Last Saturday, I was with 74 college students of industrial engineering major in a workshop. During the technical meeting a few days prior to it, I interviewed 13 students to learn their reasons for choosing this major.
I was stunned with the answers.
All of them but one chose industrial engineering not because it was the choice they loved and wanted, but due to a psychology test they took when they graduated high school. The result of the test suggested that they were not suitable for their chosen major, the one they loved to pursue. They finally chose engineering because it was more promising, from the perspective of employment, compared to the one they wanted.

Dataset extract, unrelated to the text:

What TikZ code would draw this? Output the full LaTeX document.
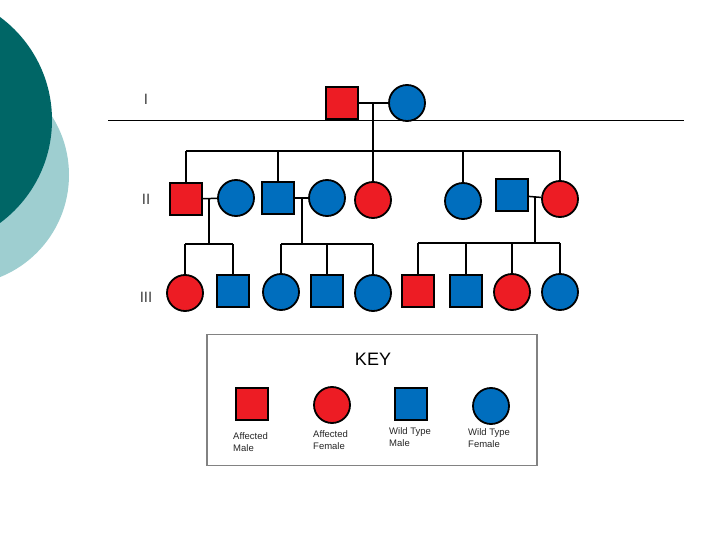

I don’t intend to put down tests that were created to guide young people toward a career path. How do you absolutely know, though, the potential of human becomings, especially those who love to explore and expand their interests in a major their hearts desire? How can a test generalize someone’s potential, talents, and gifts simply by judging the answers they give within two hours? Are we teaching our young people to conform with what’s available in life, instead of supporting them to be curious to create, explore, and expand?
“What’s love got to do with a major in college?” Everything. Unless you love it, you won’t create happiness in it, with it, for it. Let’s help our young minds ask quality questions such as, “What would I LOVE in/for my life?” rather than “What does the test say I should do? What do I think I can do?”
Many students are starting college this year. As a parent, mentor, teacher, educator, or someone who cares about young people’s choice in life – what’s your thought on this issue?